Exploring inequities

It's no secret that the country's increasingly female veterinary student body is disproportionately focused on small-animal medicine, creating a shortage within food-animal, public health and research arenas. The nation's 2,600 graduates entering the workforce each year aren't keeping pace with openings in virtually all job sectors, putting pressure on under-funded veterinary programs to add more DVM seats.

Dr. Bennie Osburn

Such deficiencies are largely anecdotal, but concrete data exposing the job market is expected to emanate from the National Academies work. Dr. Lance Perryman, AAVMC president and dean of Colorado State University's veterinary program, predicts the study will reveal a shortage of veterinarians in all areas, including small-animal practice.

Changes are necessary for veterinary medicine to remain relevant in the future. Yet huge hurdles exist to overhauling current accreditation, teaching and licensure systems, he says.

"Admission to veterinary schools are flat right now, and at the same time, academic veterinary medicine does not have the space, facilities and funding to educate the number of DVMs needed to meet society's needs," Perryman says. "Despite the obstacles, we need to buy into this concept of a focused educational experience and focused licensure. It will take some time and conversation, but I think all of these challenges can be met."

On the move

Dr. Bennie Osburn appears equally optimistic and eager to implement change. The dean of the University of California-Davis School of Veterinary Medicine plans to gently increase the program's tracking toward dairy practice. He notes the California Veterinary Medical Association is in talks with the state's regulatory board to define the possibility of limiting licensure and there's a push among The Regents of the University of California to fund a new veterinary school with a clinical focus near San Diego.

"We think focused programs and tracking is a good way to go," he says. "It allows us to put out a new graduate product that's better prepared to serve the industries we need outside of companion-animal practice. I think tracking veterinary programs as well as licensure is a logical step forward as long as we are assured there's a reasonable means of preparing individuals who want to make major steps in changing career directions."

Anticipated resistance

While the report's reception among veterinary leaders in academia has incited largely positive reactions, the concept of tracking licensure and limiting the current workforce's authority to certain areas isn't expected to bode well among DVMs.

While human medicine does not employ such licensure restrictions, regulatory boards and legal constraints have created an environment that facilitates educational tracking and specialization.
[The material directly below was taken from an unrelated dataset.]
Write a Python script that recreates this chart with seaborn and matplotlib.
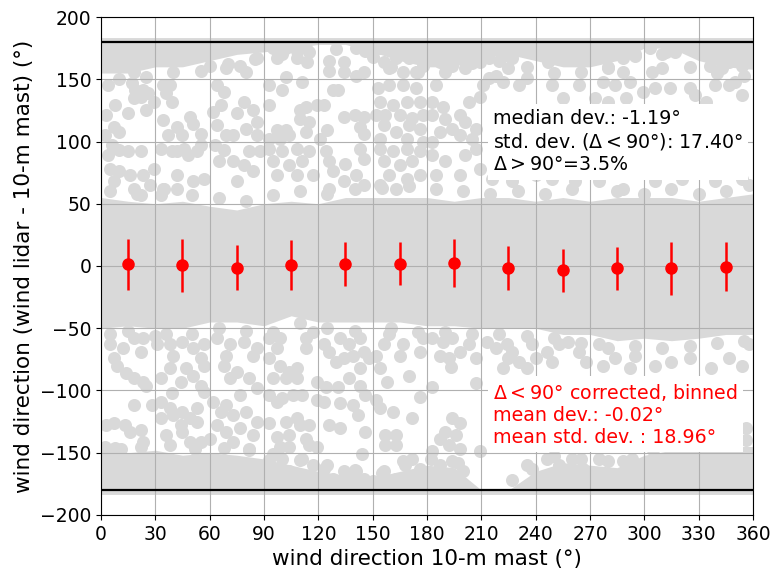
import matplotlib
matplotlib.use("Agg")
import matplotlib.pyplot as plt
import seaborn as sns
import numpy as np

# ---------------- data ----------------
# binned statistics (red error bars)
bin_centers = [15, 45, 75, 105, 135, 165, 195, 225, 255, 285, 315, 345]
bin_means = [1.5, 0.5, -1.5, 1.0, 1.5, 2.0, 2.5, -1.5, -3.5, -2.0, -2.0, -0.5]
bin_std = [20.5, 21.0, 18.0, 20.0, 17.5, 17.0, 19.5, 17.5, 17.5, 17.0, 21.0, 19.5]

# envelopes of the densely covered zones of the scatter cloud
core_x = [0, 15, 30, 45, 60, 75, 90, 105, 120, 135, 150, 165, 180,
          195, 210, 225, 240, 255, 270, 285, 300, 315, 330, 345, 360]
mid_hi = [55, 52, 50, 52, 48, 45, 50, 52, 50, 55, 55, 55, 55,
          52, 55, 55, 52, 55, 52, 55, 55, 55, 52, 55, 58]
mid_lo = [-50, -48, -50, -50, -45, -45, -48, -40, -45, -45, -45, -45, -48,
          -48, -50, -50, -50, -55, -55, -60, -58, -60, -58, -55, -55]
top_lo = [155, 155, 160, 160, 165, 170, 172, 175, 178, 178, 172, 165, 160,
          160, 168, 170, 165, 160, 160, 165, 175, 175, 165, 160, 158]
bot_hi = [-150, -150, -148, -152, -150, -152, -155, -160, -165, -168, -170, -165, -160,
          -162, -180, -180, -165, -158, -160, -162, -152, -148, -145, -145, -145]

# points scattered along the borders of the dense zones
edge_pts = [
    (5,60),(20,58),(35,62),(50,57),(65,55),(80,52),(95,57),(110,60),(125,58),(140,62),(155,63),
    (170,64),(185,62),(200,60),(215,58),(230,60),(245,58),(260,62),(285,60),(300,58),(315,62),
    (330,58),(345,60),(358,65),
    (5,-55),(15,-52),(30,-56),(50,-55),(65,-50),(80,-52),(95,-53),(110,-46),(125,-50),(140,-52),
    (160,-50),(175,-53),(190,-53),(205,-55),(220,-55),(235,-56),(250,-58),(265,-62),(280,-66),
    (295,-64),(310,-66),(325,-64),(340,-62),(355,-60),
    (10,150),(25,152),(40,156),(55,157),(70,162),(85,166),(100,170),(115,172),(130,174),(150,168),
    (160,160),(175,156),(190,156),(205,163),(220,165),(235,160),(250,155),(265,156),(280,160),
    (295,170),(310,170),(325,160),(340,155),(355,153),
    (8,-146),(22,-145),(38,-144),(52,-147),(68,-146),(82,-148),(95,-151),(110,-156),(125,-160),
    (140,-164),(155,-166),(168,-160),(182,-155),(197,-158),(235,-160),(250,-153),(265,-155),
    (280,-157),(293,-155),(305,-148),(320,-143),(335,-141),(350,-141),
]

# scattered individual points (upper half)
upper_pts = [
    (4,145),(8,129),(3,121),(15,123),(7,112),(10,108),(2,105),(17,147),(19,141),(23,141),(22,136),
    (26,139),(29,132),(25,125),(18,135),(34,145),(38,145),(36,139),(39,132),(34,117),(42,112),(49,120),
    (51,114),(37,105),(45,105),(55,106),(55,97),(42,92),(48,89),(53,92),(46,94),(6,97),(10,93),(15,92),
    (22,92),(4,89),(33,94),(39,92),(64,145),(68,140),(66,129),(62,124),(64,113),(69,105),(75,123),
    (79,132),(84,125),(86,116),(80,110),(86,105),(73,105),(63,97),(68,93),(65,84),(73,84),(79,81),
    (84,76),(75,68),(82,92),(88,92),(5,78),(10,76),(16,73),(23,73),(29,78),(7,68),(18,62),(27,65),
    (42,73),(34,62),(42,62),(51,68),(57,70),(33,57),(22,57),(18,156),(60,161),(69,159),(77,161),
    (86,167),(80,156),
    (95,175),(102,175),(108,173),(113,175),(97,167),(108,167),(114,164),(126,165),(134,164),(126,157),
    (134,156),(141,153),(141,175),(146,173),(145,156),(154,175),(161,175),(169,175),(176,175),(156,164),
    (163,167),(170,167),(178,161),(159,159),(167,156),(174,156),(93,145),(102,152),(111,148),(93,129),
    (100,141),(110,125),(113,128),(119,129),(115,116),(110,118),(123,129),(128,141),(131,141),(134,120),
    (140,121),(145,120),(143,112),(145,106),(125,109),(113,108),(97,109),(102,109),(104,105),(93,102),
    (99,102),(121,102),(153,143),(159,145),(167,145),(174,143),(154,132),(161,129),(169,132),(176,132),
    (152,121),(157,121),(165,121),(172,119),(178,121),(156,113),(163,108),(170,113),(176,110),(154,102),
    (169,102),(178,100),(93,94),(100,92),(108,94),(115,92),(95,84),(104,81),(111,84),(97,73),(108,73),
    (117,73),(124,92),(126,84),(128,76),(135,82),(143,94),(145,86),(141,73),(134,68),(145,65),(126,62),
    (154,94),(161,92),(169,94),(176,92),(156,84),(165,81),(172,84),(159,73),(169,70),(176,73),(154,65),
    (163,62),
    (183,175),(190,175),(198,175),(205,175),(187,164),(194,161),(201,159),(209,164),(214,167),(222,169),
    (227,167),(225,159),(218,153),(211,145),(214,151),(222,148),(231,145),(235,151),(249,145),(255,135),
    (247,164),(255,167),(262,169),(266,175),(246,175),(264,145),(185,145),(183,132),(189,128),(183,121),
    (190,118),(198,121),(201,116),(194,110),(187,108),(207,110),(203,132),(209,136),(198,105),(205,102),
    (183,100),(216,70),(227,68),(240,73),(249,70),(262,68),(183,89),(190,84),(201,89),(209,78),(198,73),
    (185,73),(207,94),
    (273,169),(280,175),(288,167),(295,169),(303,175),(312,172),(317,172),(310,159),(304,156),(288,156),
    (280,159),(277,148),(284,145),(292,148),(299,140),(306,143),(314,143),(325,143),(339,145),(347,145),
    (350,148),(354,137),(334,132),(328,137),(273,135),(280,132),(290,135),(334,175),(339,169),(347,164),
    (354,161),(343,159),(336,161),(275,68),(288,62),(306,68),(321,70),(339,68),(354,70),
]

# scattered individual points (lower half)
lower_pts = [
    (5,-63),(12,-66),(7,-74),(18,-58),(23,-58),(31,-63),(38,-63),(45,-61),(51,-66),(57,-63),(64,-58),
    (71,-63),(79,-61),(86,-66),(22,-69),(40,-72),(55,-74),(69,-72),(84,-72),(36,-55),(9,-80),(14,-86),
    (18,-90),(23,-93),(25,-96),(33,-90),(38,-82),(47,-82),(51,-88),(44,-93),(55,-96),(57,-80),(68,-80),
    (75,-85),(71,-90),(82,-90),(86,-98),(77,-104),(62,-109),(69,-112),(18,-112),(28,-112),(33,-109),
    (38,-114),(40,-120),(33,-122),(45,-117),(49,-122),(53,-114),(44,-128),(53,-125),(57,-101),(45,-133),
    (36,-136),(49,-141),(55,-141),(3,-128),(7,-126),(13,-128),(16,-133),(22,-132),(23,-141),(11,-147),
    (7,-147),(2,-145),(66,-117),(73,-120),(80,-117),(86,-125),(64,-128),(69,-133),(77,-130),(84,-136),
    (60,-139),(73,-141),(82,-147),(39,-102),
    (93,-58),(99,-58),(97,-66),(93,-74),(99,-80),(104,-85),(108,-90),(95,-90),(102,-90),(108,-82),
    (113,-58),(113,-66),(117,-53),(123,-63),(126,-69),(130,-77),(134,-74),(137,-63),(143,-58),(145,-69),
    (139,-72),(132,-58),(137,-90),(143,-82),(143,-96),(148,-74),(152,-72),(156,-63),(154,-82),(159,-55),
    (167,-63),(165,-72),(176,-69),(178,-58),(170,-88),(158,-93),(119,-93),(124,-97),(131,-97),(93,-104),
    (97,-109),(100,-106),(106,-104),(111,-104),(119,-108),(123,-109),(132,-110),(139,-112),(142,-120),
    (146,-104),(152,-108),(154,-114),(161,-117),(176,-105),(172,-122),(93,-126),(102,-125),(108,-122),
    (110,-128),(115,-128),(97,-137),(104,-136),(113,-139),(99,-145),(104,-145),(115,-144),(119,-145),
    (126,-128),(132,-130),(146,-133),(157,-136),(163,-136),(157,-144),(163,-144),(144,-151),(93,-156),
    (100,-155),(111,-155),(104,-165),(93,-171),(99,-173),(108,-173),(117,-160),(123,-163),(128,-171),
    (134,-165),(137,-168),(141,-165),(145,-171),(139,-173),(150,-173),(156,-165),(163,-171),(167,-157),
    (172,-155),(176,-163),(170,-171),(178,-173),
    (183,-58),(189,-61),(194,-58),(187,-72),(192,-74),(198,-69),(203,-63),(207,-74),(193,-81),(213,-61),
    (218,-66),(224,-63),(227,-69),(231,-77),(235,-82),(222,-82),(225,-74),(238,-63),(240,-74),(246,-69),
    (249,-77),(253,-63),(258,-61),(264,-69),(268,-77),(207,-94),(183,-97),(194,-122),(198,-126),
    (190,-133),(196,-136),(187,-139),(192,-144),(198,-147),(209,-149),(183,-149),(187,-160),(194,-157),
    (183,-168),(190,-171),(200,-165),(227,-172),(238,-163),(246,-155),(253,-160),(260,-155),(266,-163),
    (249,-171),(257,-173),(264,-173),
    (275,-63),(284,-74),(295,-72),(306,-80),(315,-77),(325,-74),(337,-82),(347,-74),(354,-80),(358,-63),
    (292,-82),(277,-80),(275,-155),(288,-157),(306,-155),(334,-155),(356,-130),(356,-140),(350,-145),
]

x_ticks = list(range(0, 361, 30))
y_ticks = list(range(-200, 201, 50))
txt_black = "median dev.: -1.19°\nstd. dev. ($\\Delta < 90°$): 17.40°\n$\\Delta > 90°$=3.5%"
txt_red = "$\\Delta < 90°$ corrected, binned\nmean dev.: -0.02°\nmean std. dev. : 18.96°"

# ---------------- plotting ----------------
GREY = "#d9d9d9"
fig = plt.figure(figsize=(7.75, 5.77), dpi=100)
ax = fig.add_axes([0.1303, 0.1075, 0.8413, 0.863])

ax.fill_between(core_x, mid_lo, mid_hi, color=GREY, lw=0)
ax.fill_between(core_x, top_lo, [183.5] * len(core_x), color=GREY, lw=0)
ax.fill_between(core_x, [-183.5] * len(core_x), bot_hi, color=GREY, lw=0)

pts = edge_pts + upper_pts + lower_pts
sns.scatterplot(x=[p[0] for p in pts], y=[p[1] for p in pts], color=GREY,
                s=88, linewidth=0, ax=ax, legend=False)

ax.axhline(180, color="black", lw=1.6, zorder=2.5)
ax.axhline(-180, color="black", lw=1.6, zorder=2.5)

ax.errorbar(bin_centers, bin_means, yerr=bin_std, fmt="o", color="red",
            ms=8, elinewidth=1.8, capsize=0, zorder=3)

ax.set_xlim(0, 360)
ax.set_ylim(-200, 200)
ax.set_xticks(x_ticks)
ax.set_yticks(y_ticks)
ax.grid(True, color="#b0b0b0", lw=0.8)
ax.tick_params(labelsize=13.5)
ax.set_xlabel("wind direction 10-m mast (°)", fontsize=15.5)
ax.set_ylabel("wind direction (wind lidar - 10-m mast) (°)", fontsize=15.5)

ax.text(216.5, 126, txt_black, fontsize=13.7, va="top", ha="left", color="black",
        zorder=5, bbox=dict(facecolor="white", edgecolor="none", pad=4))
ax.text(216.5, -93, txt_red, fontsize=13.7, va="top", ha="left", color="red",
        zorder=5, bbox=dict(facecolor="white", edgecolor="none", pad=4))

fig.savefig("out.png", dpi=100)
The concept might be a tough sell in veterinary medicine, but it's necessary to prepare for a future that's changing, Willis says.

"Making it so a veterinarian wouldn't be licensed in all fields is a major, major step," he says. "But veterinary medicine is at a transition point. Demands to lengthen the course of education create a problem concerning the student debt load and remuneration. Tracking licensure allows people to focus on a specific area and intensify their expertise as opposed to trying to cover everything. I truly believe that not making this change in this direction is going to hold the profession back."